*REQUIREMENT*.
Copy the listing below line for line, starting at its first line and ending with the line that has "var yLabels = [-14, -20, -26]" in it. Add nothing.

*INFORMATION PROVIDED*.
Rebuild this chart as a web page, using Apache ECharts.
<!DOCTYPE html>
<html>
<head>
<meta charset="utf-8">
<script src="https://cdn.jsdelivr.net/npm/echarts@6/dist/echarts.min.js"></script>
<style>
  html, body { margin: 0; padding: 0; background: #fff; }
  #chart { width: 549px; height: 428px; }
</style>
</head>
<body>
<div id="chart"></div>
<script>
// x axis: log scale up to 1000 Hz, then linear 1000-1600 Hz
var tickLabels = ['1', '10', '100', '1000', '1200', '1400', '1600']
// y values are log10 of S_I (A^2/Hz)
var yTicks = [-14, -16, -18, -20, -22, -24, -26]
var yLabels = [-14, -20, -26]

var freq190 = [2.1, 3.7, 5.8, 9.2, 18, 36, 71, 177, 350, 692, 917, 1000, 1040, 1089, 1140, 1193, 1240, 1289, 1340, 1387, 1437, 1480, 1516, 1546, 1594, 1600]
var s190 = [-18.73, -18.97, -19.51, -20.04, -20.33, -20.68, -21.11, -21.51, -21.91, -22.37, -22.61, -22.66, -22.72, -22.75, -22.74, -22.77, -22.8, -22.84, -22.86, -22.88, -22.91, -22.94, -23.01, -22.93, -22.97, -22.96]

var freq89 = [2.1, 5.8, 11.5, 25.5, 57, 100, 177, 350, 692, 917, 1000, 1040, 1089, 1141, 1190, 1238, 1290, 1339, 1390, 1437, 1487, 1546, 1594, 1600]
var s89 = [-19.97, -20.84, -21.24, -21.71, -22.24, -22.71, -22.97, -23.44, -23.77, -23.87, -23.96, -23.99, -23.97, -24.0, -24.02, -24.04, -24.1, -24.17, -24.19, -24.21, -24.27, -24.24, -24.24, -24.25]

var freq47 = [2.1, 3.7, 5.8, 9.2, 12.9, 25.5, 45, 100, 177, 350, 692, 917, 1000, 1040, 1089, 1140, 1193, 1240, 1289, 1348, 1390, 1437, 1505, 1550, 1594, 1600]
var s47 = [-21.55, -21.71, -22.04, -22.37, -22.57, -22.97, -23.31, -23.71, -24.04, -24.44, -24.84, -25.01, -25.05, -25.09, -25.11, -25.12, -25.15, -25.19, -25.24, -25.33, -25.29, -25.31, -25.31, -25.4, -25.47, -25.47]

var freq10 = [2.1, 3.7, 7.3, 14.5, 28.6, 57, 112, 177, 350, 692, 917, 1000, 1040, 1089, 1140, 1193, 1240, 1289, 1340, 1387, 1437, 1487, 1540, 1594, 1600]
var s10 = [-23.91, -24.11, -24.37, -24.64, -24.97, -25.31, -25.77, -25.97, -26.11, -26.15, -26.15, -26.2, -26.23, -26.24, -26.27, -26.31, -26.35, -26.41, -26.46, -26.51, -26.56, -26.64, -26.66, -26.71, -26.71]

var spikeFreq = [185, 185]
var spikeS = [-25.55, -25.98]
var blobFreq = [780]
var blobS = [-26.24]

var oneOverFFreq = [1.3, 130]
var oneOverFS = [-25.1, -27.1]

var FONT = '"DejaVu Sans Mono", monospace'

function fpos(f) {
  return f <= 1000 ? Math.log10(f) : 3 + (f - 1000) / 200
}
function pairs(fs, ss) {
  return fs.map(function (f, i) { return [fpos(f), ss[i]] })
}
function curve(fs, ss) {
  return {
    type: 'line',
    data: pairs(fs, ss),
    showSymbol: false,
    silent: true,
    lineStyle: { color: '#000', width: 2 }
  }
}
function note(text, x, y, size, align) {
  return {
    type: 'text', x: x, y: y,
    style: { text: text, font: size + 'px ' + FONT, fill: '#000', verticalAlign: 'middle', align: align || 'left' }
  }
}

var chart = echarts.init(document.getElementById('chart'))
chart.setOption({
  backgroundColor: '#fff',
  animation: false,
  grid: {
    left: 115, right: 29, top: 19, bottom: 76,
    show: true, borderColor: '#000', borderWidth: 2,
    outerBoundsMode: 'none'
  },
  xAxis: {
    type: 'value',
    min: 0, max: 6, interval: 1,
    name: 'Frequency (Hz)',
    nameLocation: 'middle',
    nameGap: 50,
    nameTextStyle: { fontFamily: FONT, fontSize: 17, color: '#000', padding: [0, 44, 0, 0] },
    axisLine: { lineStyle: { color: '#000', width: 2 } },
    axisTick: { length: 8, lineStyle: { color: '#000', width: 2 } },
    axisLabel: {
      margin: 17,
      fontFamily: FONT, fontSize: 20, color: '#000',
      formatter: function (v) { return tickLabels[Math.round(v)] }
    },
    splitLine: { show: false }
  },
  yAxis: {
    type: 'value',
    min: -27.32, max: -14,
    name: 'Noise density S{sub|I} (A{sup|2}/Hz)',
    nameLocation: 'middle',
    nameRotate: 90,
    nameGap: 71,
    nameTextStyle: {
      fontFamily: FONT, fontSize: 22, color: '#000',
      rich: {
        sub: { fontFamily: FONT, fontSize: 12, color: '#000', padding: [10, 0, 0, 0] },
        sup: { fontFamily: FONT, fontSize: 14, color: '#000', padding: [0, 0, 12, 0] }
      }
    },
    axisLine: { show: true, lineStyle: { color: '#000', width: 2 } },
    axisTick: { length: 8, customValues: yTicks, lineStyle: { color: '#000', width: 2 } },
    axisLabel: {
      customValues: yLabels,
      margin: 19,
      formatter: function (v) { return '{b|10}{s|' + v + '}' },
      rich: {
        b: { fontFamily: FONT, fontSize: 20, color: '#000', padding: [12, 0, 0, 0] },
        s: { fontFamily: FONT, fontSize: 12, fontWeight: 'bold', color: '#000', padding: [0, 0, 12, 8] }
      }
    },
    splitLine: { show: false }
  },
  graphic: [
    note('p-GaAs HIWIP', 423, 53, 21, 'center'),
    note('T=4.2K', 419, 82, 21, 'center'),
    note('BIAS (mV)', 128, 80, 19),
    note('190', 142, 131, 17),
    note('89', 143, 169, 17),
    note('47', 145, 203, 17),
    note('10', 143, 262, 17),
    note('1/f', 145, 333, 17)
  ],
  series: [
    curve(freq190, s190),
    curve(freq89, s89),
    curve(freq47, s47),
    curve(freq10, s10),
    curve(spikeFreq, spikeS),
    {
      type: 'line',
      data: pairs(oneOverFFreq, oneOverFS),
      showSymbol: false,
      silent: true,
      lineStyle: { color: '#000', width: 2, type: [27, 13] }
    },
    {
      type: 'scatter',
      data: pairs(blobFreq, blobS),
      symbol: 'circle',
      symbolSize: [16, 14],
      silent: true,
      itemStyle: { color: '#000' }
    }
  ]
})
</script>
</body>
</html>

*WRITTEN ANSWER*.
Rebuild this chart as a web page, using Apache ECharts.
<!DOCTYPE html>
<html>
<head>
<meta charset="utf-8">
<script src="https://cdn.jsdelivr.net/npm/echarts@6/dist/echarts.min.js"></script>
<style>
  html, body { margin: 0; padding: 0; background: #fff; }
  #chart { width: 549px; height: 428px; }
</style>
</head>
<body>
<div id="chart"></div>
<script>
// x axis: log scale up to 1000 Hz, then linear 1000-1600 Hz
var tickLabels = ['1', '10', '100', '1000', '1200', '1400', '1600']
// y values are log10 of S_I (A^2/Hz)
var yTicks = [-14, -16, -18, -20, -22, -24, -26]
var yLabels = [-14, -20, -26]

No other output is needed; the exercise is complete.